#### WHAT THIS TASK INVOLVES:
Of all the lines in the material below, how many include the string "that"? Give the number only.

++++++++++

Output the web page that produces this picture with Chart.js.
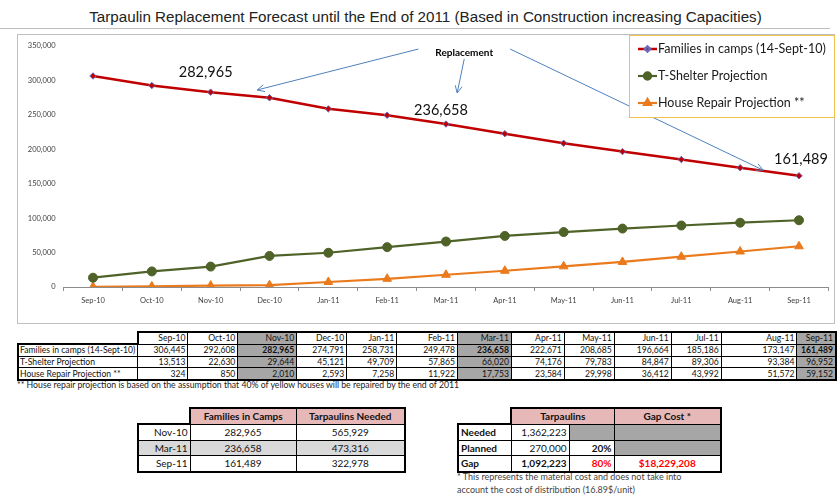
<!DOCTYPE html>
<html>
<head>
<meta charset="utf-8">
<script src="https://cdn.jsdelivr.net/npm/chart.js@4/dist/chart.umd.min.js"></script>
<style>
  html, body { margin:0; padding:0; background:#fff; width:837px; height:497px; overflow:hidden; }
  #title { position:absolute; left:0; top:8px; width:851px; text-align:center; white-space:nowrap;
    font-family:"Liberation Sans",Arial,sans-serif; font-size:15.2px; color:#222; }
  #titleLine { position:absolute; left:0; top:28px; width:830px; height:1px; background:#bdbdbd; }
  #chartBox { position:absolute; left:17px; top:34px; width:816px; height:288px; border:1px solid #bfbfbf; }
  #wrap { position:absolute; left:0; top:0; width:837px; height:325px; }
  table { border-collapse:collapse; table-layout:fixed; font-family:Lato,"Open Sans",sans-serif; color:#111; position:absolute; }
  td { border:1px solid #000; padding:0 2px; white-space:nowrap; overflow:hidden; }
  #t1 { left:17px; top:331px; font-size:8.6px; }
  #t1 td { height:10.6px; line-height:10px; text-align:right; }
  #t1 td.lab { text-align:left; padding-left:1px; }
  .g { background:#a6a6a6; }
  .b { font-weight:bold; }
  #note1 { position:absolute; left:17px; top:379px; font-family:Lato,sans-serif; font-size:8.7px; color:#222; white-space:nowrap; }
  #t2 { left:137px; top:407px; font-size:10px; }
  #t2 td, #t3 td { height:14.5px; line-height:14px; }
  #t3 { left:457px; top:407px; font-size:10px; }
  .hdr { background:#e6b8b7; font-weight:bold; text-align:center; }
  .lg { background:#d9d9d9; }
  .red { color:#ff0000; }
  #note3 { position:absolute; left:457px; top:470px; font-family:Lato,sans-serif; font-size:9px; color:#444; line-height:13px; white-space:nowrap; }
</style>
</head>
<body>
<div id="chartBox"></div>
<div id="titleLine"></div>
<div id="title">Tarpaulin Replacement Forecast until the End of 2011 (Based in Construction increasing Capacities)</div>
<div id="wrap"><canvas id="c" width="837" height="325"></canvas></div>

<table id="t1"></table>
<div id="note1">** House repair projection is based on the assumption that 40% of yellow houses will be repaired by the end of 2011</div>

<table id="t2"></table>
<table id="t3">
  <colgroup><col style="width:53px"><col style="width:58px"><col style="width:45px"><col style="width:107px"></colgroup>
  <tr><td style="border:none;border-right:2px solid #000;border-bottom:2px solid #000"></td>
      <td class="hdr" colspan="2" style="border-top:2px solid #000">Tarpaulins</td>
      <td class="hdr" style="border-top:2px solid #000;border-right:2px solid #000">Gap Cost *</td></tr>
  <tr><td class="b" style="border-left:2px solid #000;text-align:left">Needed</td>
      <td style="text-align:right" id="neededCell"></td><td class="g"></td><td class="g" style="border-right:2px solid #000"></td></tr>
  <tr><td class="b" style="border-left:2px solid #000;text-align:left">Planned</td>
      <td style="text-align:right" id="plannedCell"></td><td class="b" style="text-align:right" id="plannedPct"></td><td class="g" style="border-right:2px solid #000"></td></tr>
  <tr><td class="b" style="border-left:2px solid #000;border-bottom:2px solid #000;text-align:left">Gap</td>
      <td class="b" style="text-align:right;border-bottom:2px solid #000" id="gapCell"></td>
      <td class="b red" style="text-align:right;border-bottom:2px solid #000" id="gapPct"></td>
      <td class="b red" style="text-align:center;border-bottom:2px solid #000;border-right:2px solid #000" id="gapCost"></td></tr>
</table>
<div id="note3">* This represents the material cost and does not take into<br>account the cost of distribution (16.89$/unit)</div>

<script>
// ---------- data ----------
const categories = ['Sep-10','Oct-10','Nov-10','Dec-10','Jan-11','Feb-11','Mar-11','Apr-11','May-11','Jun-11','Jul-11','Aug-11','Sep-11'];
const familiesInCamps = [306445, 292608, 282965, 274791, 258731, 249478, 236658, 222671, 208685, 196664, 185186, 173147, 161489];
const tShelterProjection = [13513, 22630, 29644, 45121, 49709, 57865, 66020, 74176, 79783, 84847, 89306, 93384, 96952];
const houseRepairProjection = [324, 850, 2010, 2593, 7258, 11922, 17753, 23584, 29998, 36412, 43992, 51572, 59152];
const seriesNames = ['Families in camps (14-Sept-10)', 'T-Shelter Projection', 'House Repair Projection **'];
const yTickValues = [0, 50000, 100000, 150000, 200000, 250000, 300000, 350000];
const highlightCategories = ['Nov-10', 'Mar-11', 'Sep-11'];
const campMonths = ['Nov-10', 'Mar-11', 'Sep-11'];
const campFamilies = [282965, 236658, 161489];
const tarpaulinsNeeded = [565929, 473316, 322978];
const tarpNeededTotal = 1362223;
const tarpPlanned = 270000;
const tarpPlannedPct = '20%';
const tarpGap = 1092223;
const tarpGapPct = '80%';
const gapCost = '$18,229,208';

const fmt = v => v.toLocaleString('en-US');

// ---------- table 1 ----------
(function(){
  const t = document.getElementById('t1');
  const widths = [120,50,50,59,50,50,61,54,53,50,57,50,76,39];
  let cg = '<colgroup>' + widths.map(w => '<col style="width:' + w + 'px">').join('') + '</colgroup>';
  const last = categories.length - 1;
  let h = '<tr><td style="border:none;border-bottom:2px solid #000;border-right:2px solid #000"></td>';
  categories.forEach((c, i) => {
    const g = highlightCategories.includes(c) ? ' g' : '';
    h += '<td class="' + g + '" style="border-top:2px solid #000' + (i === last ? ';border-right:2px solid #000' : '') + '">' + c + '</td>';
  });
  h += '</tr>';
  const rows = [familiesInCamps, tShelterProjection, houseRepairProjection];
  rows.forEach((r, ri) => {
    const bb = ri === rows.length - 1 ? ';border-bottom:2px solid #000' : '';
    h += '<tr><td class="lab" style="border-left:2px solid #000' + bb + '">' + seriesNames[ri] + '</td>';
    r.forEach((v, i) => {
      const hl = highlightCategories.includes(categories[i]);
      const cls = (hl ? 'g' : '') + (hl && ri === 0 ? ' b' : '');
      h += '<td class="' + cls + '" style="' + bb.slice(1) + (i === last ? ';border-right:2px solid #000' : '') + '">' + fmt(v) + '</td>';
    });
    h += '</tr>';
  });
  t.innerHTML = cg + h;
})();

// ---------- table 2 ----------
(function(){
  const t = document.getElementById('t2');
  let h = '<colgroup><col style="width:52px"><col style="width:106px"><col style="width:109px"></colgroup>';
  h += '<tr><td style="border:none;border-right:2px solid #000;border-bottom:2px solid #000"></td>' +
       '<td class="hdr" style="border-top:2px solid #000">Families in Camps</td>' +
       '<td class="hdr" style="border-top:2px solid #000;border-right:2px solid #000">Tarpaulins Needed</td></tr>';
  campMonths.forEach((m, i) => {
    const bb = i === campMonths.length - 1 ? 'border-bottom:2px solid #000;' : '';
    const bg = i === 1 ? ' class="lg"' : '';
    h += '<tr' + bg + '><td style="border-left:2px solid #000;text-align:right;' + bb + '">' + m + '</td>' +
         '<td style="text-align:center;' + bb + '">' + fmt(campFamilies[i]) + '</td>' +
         '<td style="text-align:center;border-right:2px solid #000;' + bb + '">' + fmt(tarpaulinsNeeded[i]) + '</td></tr>';
  });
  t.innerHTML = h;
})();

// ---------- table 3 ----------
document.getElementById('neededCell').textContent = fmt(tarpNeededTotal);
document.getElementById('plannedCell').textContent = fmt(tarpPlanned);
document.getElementById('plannedPct').textContent = tarpPlannedPct;
document.getElementById('gapCell').textContent = fmt(tarpGap);
document.getElementById('gapPct').textContent = tarpGapPct;
document.getElementById('gapCost').textContent = gapCost;

// ---------- chart ----------
const annotationLabels = [
  { idx: 2, value: 282965, dx: -5, dy: -20, text: '282,965' },
  { idx: 6, value: 236658, dx: -5, dy: -14, text: '236,658' },
  { idx: 12, value: 161489, dx: 2, dy: -16, text: '161,489' }
];
const replacementLabel = { x: 6.31, y: 339800, text: 'Replacement' };
const arrows = [
  { from: [5.53, 345600], to: [2.79, 286100] },
  { from: [6.31, 331100], to: [6.19, 281700] },
  { from: [7.09, 345600], to: [11.39, 169700] }
];

const annotationPlugin = {
  id: 'annot',
  afterDatasetsDraw(chart) {
    const ctx = chart.ctx, xs = chart.scales.x, ys = chart.scales.y;
    ctx.save();
    ctx.strokeStyle = '#4f81bd'; ctx.lineWidth = 1;
    arrows.forEach(a => {
      const x1 = xs.getPixelForValue(a.from[0]), y1 = ys.getPixelForValue(a.from[1]);
      const x2 = xs.getPixelForValue(a.to[0]), y2 = ys.getPixelForValue(a.to[1]);
      ctx.beginPath(); ctx.moveTo(x1, y1); ctx.lineTo(x2, y2); ctx.stroke();
      const ang = Math.atan2(y2 - y1, x2 - x1), L = 8, w = 0.45;
      ctx.beginPath();
      ctx.moveTo(x2 - L * Math.cos(ang - w), y2 - L * Math.sin(ang - w));
      ctx.lineTo(x2, y2);
      ctx.lineTo(x2 - L * Math.cos(ang + w), y2 - L * Math.sin(ang + w));
      ctx.stroke();
    });
    ctx.fillStyle = '#000'; ctx.textAlign = 'center'; ctx.textBaseline = 'middle';
    ctx.font = 'bold 10px Lato, sans-serif';
    ctx.fillText(replacementLabel.text, xs.getPixelForValue(replacementLabel.x), ys.getPixelForValue(replacementLabel.y));
    ctx.font = '14.5px Lato, sans-serif'; ctx.fillStyle = '#111';
    annotationLabels.forEach(l => {
      ctx.fillText(l.text, xs.getPixelForValue(l.idx) + l.dx, ys.getPixelForValue(l.value) + l.dy);
    });
    ctx.restore();
  },
  afterDraw(chart) {
    const ctx = chart.ctx;
    ctx.save();
    const bx = 629.5, by = 35.5, bw = 205, bh = 82;
    ctx.fillStyle = '#fff'; ctx.fillRect(bx, by, bw, bh);
    ctx.strokeStyle = '#f2c14e'; ctx.lineWidth = 1; ctx.strokeRect(bx, by, bw, bh);
    const ys = [49, 76, 103];
    chart.data.datasets.forEach((ds, i) => {
      const y = ys[i];
      ctx.strokeStyle = ds.borderColor; ctx.lineWidth = ds.borderWidth;
      ctx.beginPath(); ctx.moveTo(638, y); ctx.lineTo(657, y); ctx.stroke();
      ctx.fillStyle = ds.pointBackgroundColor; ctx.strokeStyle = ds.pointBorderColor;
      Chart.helpers.drawPoint(ctx, { pointStyle: ds.pointStyle, radius: ds.pointRadius * 0.8, borderWidth: ds.pointBorderWidth, rotation: 0 }, 647.5, y);
      ctx.fillStyle = '#1a1a1a'; ctx.font = '12.5px Lato, sans-serif';
      ctx.textAlign = 'left'; ctx.textBaseline = 'middle';
      ctx.fillText(ds.label, 658, y);
    });
    ctx.restore();
  }
};

new Chart(document.getElementById('c'), {
  type: 'line',
  data: {
    labels: categories,
    datasets: [
      { label: seriesNames[0], data: familiesInCamps, borderColor: '#c00000', borderWidth: 2.5,
        pointStyle: 'rectRot', pointRadius: 3.2, pointBackgroundColor: '#c00000', pointBorderColor: '#6a6ab8', pointBorderWidth: 1, tension: 0 },
      { label: seriesNames[1], data: tShelterProjection, borderColor: '#4f6228', borderWidth: 2.2,
        pointStyle: 'circle', pointRadius: 4.5, pointBackgroundColor: '#4f6228', pointBorderColor: '#4f6228', pointBorderWidth: 1, tension: 0 },
      { label: seriesNames[2], data: houseRepairProjection, borderColor: '#ea7a1c', borderWidth: 2.2,
        pointStyle: 'triangle', pointRadius: 5, pointBackgroundColor: '#ea7a1c', pointBorderColor: '#ea7a1c', pointBorderWidth: 1, tension: 0 }
    ]
  },
  options: {
    responsive: false, animation: false, devicePixelRatio: 1,
    layout: { padding: { left: 17, top: 46, right: 8.6, bottom: 2 } },
    plugins: { legend: { display: false }, tooltip: { enabled: false }, title: { display: false } },
    scales: {
      x: {
        offset: true,
        grid: { display: true, drawOnChartArea: false, drawTicks: true, tickLength: 4, color: '#8c8c8c', offset: true },
        border: { display: true, color: '#8c8c8c', width: 1 },
        ticks: { font: { family: 'Lato, sans-serif', size: 7.5 }, color: '#404040', padding: 5, maxRotation: 0, autoSkip: false },
        afterFit: s => { s.height = 36; }
      },
      y: {
        min: 0, max: 350000,
        afterBuildTicks: s => { s.ticks = yTickValues.map(v => ({ value: v })); },
        grid: { display: false, drawTicks: false },
        border: { display: false },
        ticks: { font: { family: 'Lato, sans-serif', size: 7.5 }, color: '#404040', padding: 8, callback: v => fmt(v) },
        afterFit: s => { s.width = 46.6; }
      }
    }
  },
  plugins: [annotationPlugin]
});
</script>
</body>
</html>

++++++++++

#### RESULT:
2